Mihir Bhanage of The Times of India gave the film 3.5 out of 5 stars, describing it as a portrayal of contemporary social realities, particularly how youth can be influenced by baseless allegations from those in power. He noted that Harshad Nalawade connects multiple subplots to build a cause-and-effect narrative that culminates in the climax. Debanjan Dhar of Outlook gave the film 4 out of 5 stars, praising Harshad Nalawade's balanced storytelling and Raghu Prakash's nuanced performance, describing Follower as a focused and confident debut that examines the protagonist's ideological transformation.

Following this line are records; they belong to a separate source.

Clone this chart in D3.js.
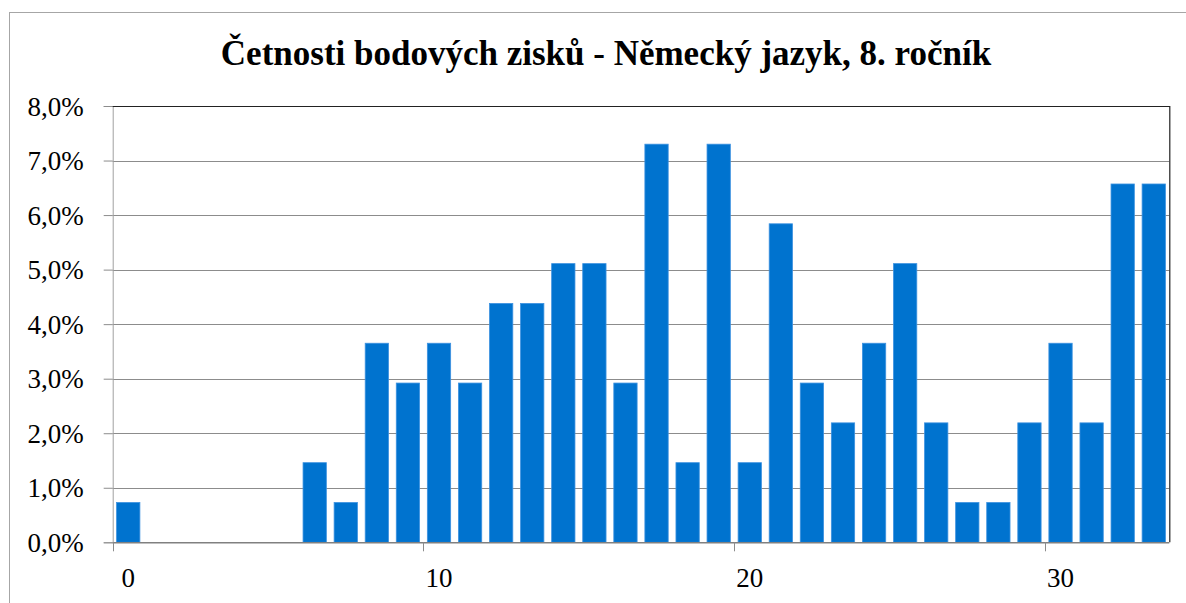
<!DOCTYPE html>
<html>
<head>
<meta charset="utf-8">
<script src="https://cdn.jsdelivr.net/npm/d3@7"></script>
<style>
body{margin:0;background:#fff;}
svg{display:block;}
text{font-family:"Liberation Serif","Times New Roman",Tinos,"DejaVu Serif",serif;}
</style>
</head>
<body>
<svg id="canvas" width="1186" height="603"></svg>
<script>
// body zisky 0..33, cetnosti v procentech (137 zaku)
let points=d3.range(0,34);
let shares=[0.73,0,0,0,0,0,1.46,0.73,3.65,2.92,3.65,2.92,4.38,4.38,5.11,5.11,2.92,7.30,1.46,7.30,1.46,5.84,2.92,2.19,3.65,5.11,2.19,0.73,0.73,2.19,3.65,2.19,6.57,6.57];
let yTicks=[0,1,2,3,4,5,6,7,8];
let xLabels=[0,10,20,30];
let title="Četnosti bodových zisků - Německý jazyk, 8. ročník";

let canvas=d3.select("#canvas");
let pL=112.7, pR=1169.3, pT=106, pB=542.3;
let serif='"Liberation Serif","Times New Roman",Tinos,"DejaVu Serif",serif';

let xScale=d3.scaleBand().domain(points).range([pL,pR]).paddingInner(0.25).paddingOuter(0.125);
let band=d3.scaleBand().domain(points).range([pL,pR]).padding(0);
let yScale=d3.scaleLinear().domain([0,8]).range([pB,pT]);
let fmt=v=>d3.format(".1f")(v).replace(".",",")+"%";

// outer chart frame
canvas.append("rect").attr("x",9.5).attr("y",12.5).attr("width",1200).attr("height",620)
  .attr("fill","none").attr("stroke","#a6a6a6").attr("stroke-width",1);

canvas.append("text").text(title).attr("x",606).attr("y",65).attr("text-anchor","middle")
  .attr("font-family",serif).attr("font-size",35).attr("font-weight","bold").attr("fill","#000");

// gridlines
canvas.append("g").selectAll("line").data(yTicks.slice(1,-1)).enter().append("line")
  .attr("x1",pL).attr("x2",pR).attr("y1",d=>Math.round(yScale(d))+0.5).attr("y2",d=>Math.round(yScale(d))+0.5)
  .attr("stroke","#8c8c8c").attr("stroke-width",1);

// y axis
let yAxis=d3.axisLeft(yScale).tickValues(yTicks).tickFormat(fmt).tickSize(9).tickPadding(20);
let gy=canvas.append("g").attr("transform","translate("+pL+",0)").call(yAxis)
  .attr("font-family",serif).attr("font-size",27);
gy.select(".domain").attr("stroke","#a0a0a0");
gy.selectAll(".tick line").attr("stroke","#8c8c8c");
gy.selectAll("text").attr("fill","#000").attr("dy","0.34em");

// bars
canvas.append("g").selectAll("rect").data(shares).enter().append("rect")
  .attr("x",(d,i)=>xScale(points[i])).attr("width",xScale.bandwidth())
  .attr("y",d=>yScale(d)).attr("height",d=>pB-yScale(d))
  .attr("fill","#0073cf").attr("stroke","#3d92e0").attr("stroke-width",0.8);

// plot top and right border
canvas.append("path").attr("d","M"+pL+","+(pT+0.5)+"H"+(pR+0.5)+"V"+pB)
  .attr("fill","none").attr("stroke","#222").attr("stroke-width",1.2);

// x axis: ticks between categories, labels on categories
canvas.append("line").attr("x1",pL).attr("x2",pR).attr("y1",pB+0.5).attr("y2",pB+0.5)
  .attr("stroke","#808080").attr("stroke-width",1.5);
canvas.append("g").selectAll("line").data(xLabels).enter().append("line")
  .attr("x1",d=>Math.round(band(d))+0.5).attr("x2",d=>Math.round(band(d))+0.5)
  .attr("y1",pB).attr("y2",pB+9).attr("stroke","#8c8c8c");
canvas.append("g").selectAll("text").data(xLabels).enter().append("text")
  .text(d=>d).attr("x",d=>band(d)+band.bandwidth()/2).attr("y",587).attr("text-anchor","middle")
  .attr("font-family",serif).attr("font-size",27).attr("fill","#000");
</script>
</body>
</html>
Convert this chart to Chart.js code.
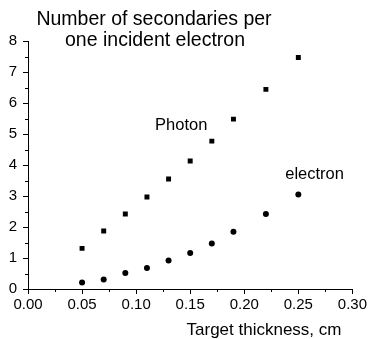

Alaka Sahani of The Indian Express gave the film 3.5 out of 5 stars, noting that it portrays how unemployed youth in small towns can be drawn into hate-driven narratives on social media. She praised Harshad Nalawade's mature storytelling, the film's multilingual setting in Belagavi, and the performances of Raghu Prakash and Donna Munshi.

== Controversy ==
In March 2025, Members of the Karnataka Rakshana Vedike halted a screening of Follower at an INOX Cinema in Belagavi, alleging that the film could disturb peace due to its depiction of the Kannada–Marathi linguistic dispute. Some activists also demanded a ban on the film, claiming it misrepresented facts and could provoke tensions between Kannada and Marathi-speaking communities. Director Harshad Nalawade and the film's associates responded by urging critics to watch the film before forming an opinion, stating that it is a work of fiction centered on the lives of three friends.